Is the dispute with Melvyn Levi of genuine interest to the fans of Leeds United or does Ken Bates publish information embarrassing to Melvyn Levi irrespective of whether there is any genuine interest in the story? I find it difficult to accept that genuine fans have any interest in this dispute. It arose in 2004 over a disputed debt of £190,400. The dispute about the call option can be of no interest to the fans as Ken Bates succeeded in taking over the club without having to exercise it. Whilst £190,400 would seem like a lot of money to most of the fans of the club it is a very modest amount in modern day football when, even in the Championship, players are paid £20,000-£30,000 per week. When the fact that the debt was actually owed to the limited company who previously owned the club, (and was subsequently assigned by the administrator), is taken into account and the fact that the club has gone through two relegations, one promotion and an administration since then, it is hard to see how the fans would regard this issue as significant. Some support for this assessment is found in the fact that no fans appear to have either telephoned Melvyn Levi or accosted him at his home despite the invitation to do so in the programme.
I have reached the conclusion that the motivation to report matters which are derogatory about Melvyn Levi is founded in a personal grudge which Ken Bates has arising from the original business dealings in 2004. I find this is not a genuine attempt to report matters of interest to the fans of the club. Whilst I accept that the column may well contain such information, when mention is made of Melvyn Levi it is always derogatory and often inaccurate. No attempt at balance is made and when setbacks occur in the legal process which is supposedly of interest to the fans no attempt is made to report them. It is against this background that the ultimate balancing exercise must take place.

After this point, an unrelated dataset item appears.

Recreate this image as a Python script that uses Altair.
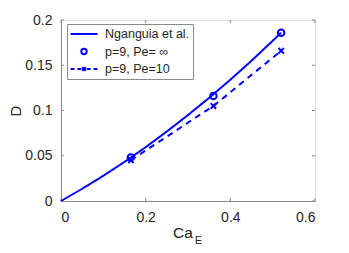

Would it be an unreasonable interference with Ken Bates’s right to freedom of expression to prevent him publishing these oppressive and unreasonable opinions? The radio broadcast and the article on 1st January 2011 are both occasions where Melvyn Levi’s right to privacy has been seriously breached without any objectively reasonable need for the information to be published at all. If Ken Bates had been prevented from publishing both these items it does not seem to me that it would have been an unreasonable interference with his right to free speech.
Standing back from the situation for a moment therefore and taking everything into account I find that radio broadcasts and article dated 1st January 2011 constitute acts of harassment. They were targeted at Melvyn Levi, and were calculated in an objective sense to cause alarm or distress; I find them to be oppressive and unacceptable when viewed objectively; I find them to be more than unattractive and boorish and are serious enough to sustain criminal liability in the event of breach. The previous articles have relevance to the issue as they provide the context to these events and go some way to explain why Melvyn Levi would in fact suffer alarm and distress and why the Defendants ought to have known that they would.